Je ne sais pas ce que j’aime le plus dans ce singulier ouvrage, les recettes, l’humour, l’amour, la description d’une passion, l’autoportrait d’un «grand chef». Mais je vous suggère au moins la recette de «l’œuf mayo», le hors-d’œuvre qui permet à n’importe quel Français de juger, tout de suite, s’il est arrivé dans un «bon resto» (page 99), et aussi, dès la première lettre de son abécédaire, la lettre «a», cette définition : «L’apprentissage, c’est l’art et la manière de modeler patiemment l’esprit et les gestes d’un adolescent en l’aidant à se révéler, à affronter le risque…» Venant d’un maître, chez qui sont passés tous les apprentis devenus eux-mêmes chefs, l’amour d’apprendre aux autres fait partie de la belle aventure de Michel Guérard, éternel jeune homme. Vous feuilletterez les pages de cet album avec la même envie qui précède un bon repas.

VENDREDI 10 FÉVRIER

Voici un autre livre (il fait déjà beaucoup parler – et a eu droit à des pages entières dans les suppléments littéraires des quotidiens nationaux) qui n’a aucun rapport avec celui de Guérard, mais fait, là encore, découvrir une brillante intelligence, un humour pointu, un talent de psychologie et de regard sur les hommes. Il s’agit du livre de Denis Grozdanovitch, paru chez Grasset, Le génie de la bêtise.

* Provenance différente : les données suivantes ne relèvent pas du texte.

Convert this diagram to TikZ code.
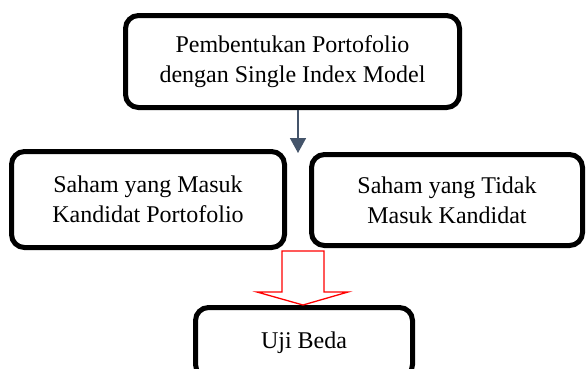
\documentclass[tikz,border=0pt]{standalone}
\usepackage{fontspec}
\setmainfont{Liberation Serif}
\usetikzlibrary{arrows.meta}
\definecolor{slate}{HTML}{44546A}

\begin{document}
\begin{tikzpicture}[x=1pt,y=-1pt,
  box/.style={draw=black,line width=5pt,rounded corners=13pt,fill=white,
    align=center,inner sep=0pt,font=\fontsize{24}{30}\selectfont}]
\useasboundingbox (0,0) rectangle (586,368);
\node[box,minimum width=334pt,minimum height=92pt] (model) at (292.5,61.5)
  {Pembentukan Portofolio\\dengan Single Index Model};
\node[box,minimum width=273pt,minimum height=96pt] (masuk) at (148,199.5)
  {Saham yang Masuk\\Kandidat Portofolio};
\node[box,minimum width=271pt,minimum height=91pt] (tidak) at (447,200)
  {Saham yang Tidak\\Masuk Kandidat};
\node[box,minimum width=217pt,minimum height=70pt] (uji) at (304,342.5)
  {Uji Beda};
% arrow into the two groups
\coordinate (split) at (298,153);
\draw[slate,line width=1.6pt,-{Triangle[width=16pt,length=15pt]}]
  (model.south -| split) -- (split);
% hollow red arrow down to the test
\draw[red,line width=1.3pt,fill=white,line join=miter]
  (282,251) -- (324,251) -- (324,292) -- (348,292) -- (303,305)
  -- (257,292) -- (282,292) -- cycle;
\end{tikzpicture}
\end{document}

Anecdotes, souvenirs, impressions et notes de lectures, celui qu’on appelle parfois «Grozda» propose une «flânerie» autour du même thème : la bêtise. Grâce à des portraits sensibles et généreux (son propre père qui lui apprend à distinguer les «imbéciles supérieurs», par la seule observation des membres d’un club de tennis ; le portrait de Valentin, un être «simple», dont la simplicité permit à Grozda de découvrir la nature et ses beautés minimes et mystérieuses…), l’auteur offre sa vision des imbéciles et des «intelligents», qui sont parfois plus imbéciles que ceux qu’ils jugent. C’est souvent drôle, surprenant, enrichi d’histoires, de blagues, extraits de grands écrivains, moments de sagesse et de comique. Michel Guérard et Denis Grozdanovitch : deux belles lectures avant une semaine dédiée au cinéma.